Other types of evidence also corroborate this portrait of frequent spillovers from academic research to industrial applications. For example, in recent years about 36% of all patent applications by private industry cited on their first page a scientific or technical article published by a researcher from an academic institution (National Science Board 1996, p. 5-39). In some cases, these spillovers of academic research are most potent in geographic areas around major universities. For example, Jaffe (1986) found a significant positive relationship between industrial patents and university research conducted on the same topic in the same state.
Undoubtedly, the debate over whether federal funding for the conduct of research and development should decrease or increase from current levels will continue, owing, in part, to the difficulty of measuring the overall social rate of return to publicly funded research. Quantifying the rate of return on investments in research is particularly difficult for those types of basic research whose impact is spread over many years. Adams (1990) emphasized that the pace of learning by scientific personnel is an important determinant of the duration of this lag and found that often there is an extensive delay between an advance of scientific knowledge and its contribution to economic growth. Evaluation of benefits also is difficult for basic scientific and applied research needed to develop some public goods, such as national defense and energy infrastructure products, like nuclear technology. By its very nature, this type of research inexorably alters the course of history, greatly affecting not only the economy, but also many individual lives and the evolution of political systems and the environment. Standard economic methods are incapable of evaluating the net benefits of such research.

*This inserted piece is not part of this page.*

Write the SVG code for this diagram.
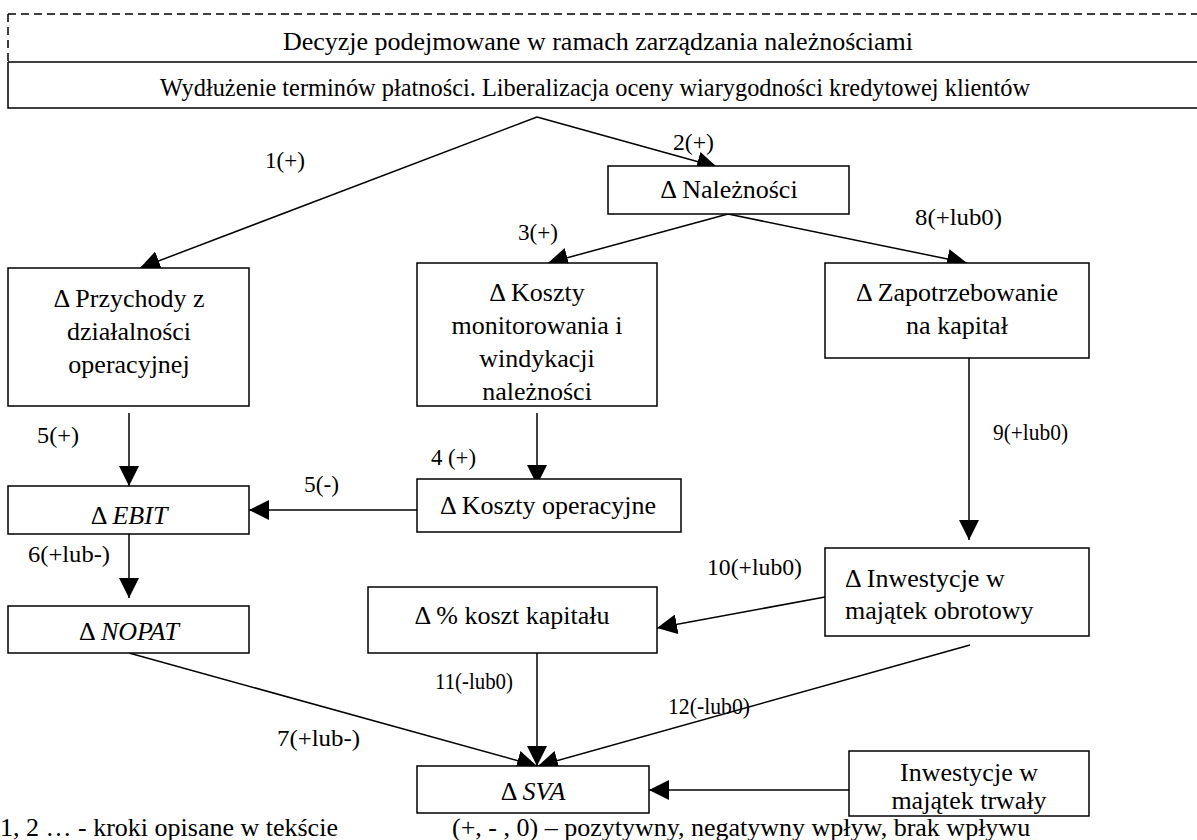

The economics literature has identified a number of reasons for public support of research. Basic knowledge has the classic public good characteristics of being able to be used by many individuals simultaneously and being difficult to appropriate for exclusive use. Although the advancement of knowledge has been one of the primary sources of overall economic growth over long spans of time, the costs of producing basic knowledge tend to be too high relative to risk-adjusted returns for private firms to sponsor enough basic research individually.
Applied research also suffers from incentive problems in a fully privatized market system. Product and process improvements made by one firm can “spill over” to other firms which can “free-ride” on the discoveries. Furthermore, private markets tend not to promote academic research, even though such research has broader social benefits and can lead to industrial applications not originally envisioned.
Adams, J.D. 1990. “Fundamental Stocks of Knowledge and Productivity Growth.” Journal of Political Economy 98(4) pp. 673-702.
Jaffe, A. 1986. “Technological Opportunity and Spillovers of R&D: Evidence from Firms’ Patents, Profits, and Market Value.” American Economic Review 79(5) pp. 957-970.
Mansfield, Edwin. 1996. “Microeconomic Policy and Technological Change.” In FRB Boston Conference Series 40, Technology and Growth (June).
Nadiri, M.I. 1993. “Innovations and Technological Spillovers.” Working Paper No. 4423. Cambridge, MA: National Bureau of Economic Research.
National Science Board. 1996. Science & Engineering Indicators-1996. Washington, D.C.: U.S. Government Printing Office.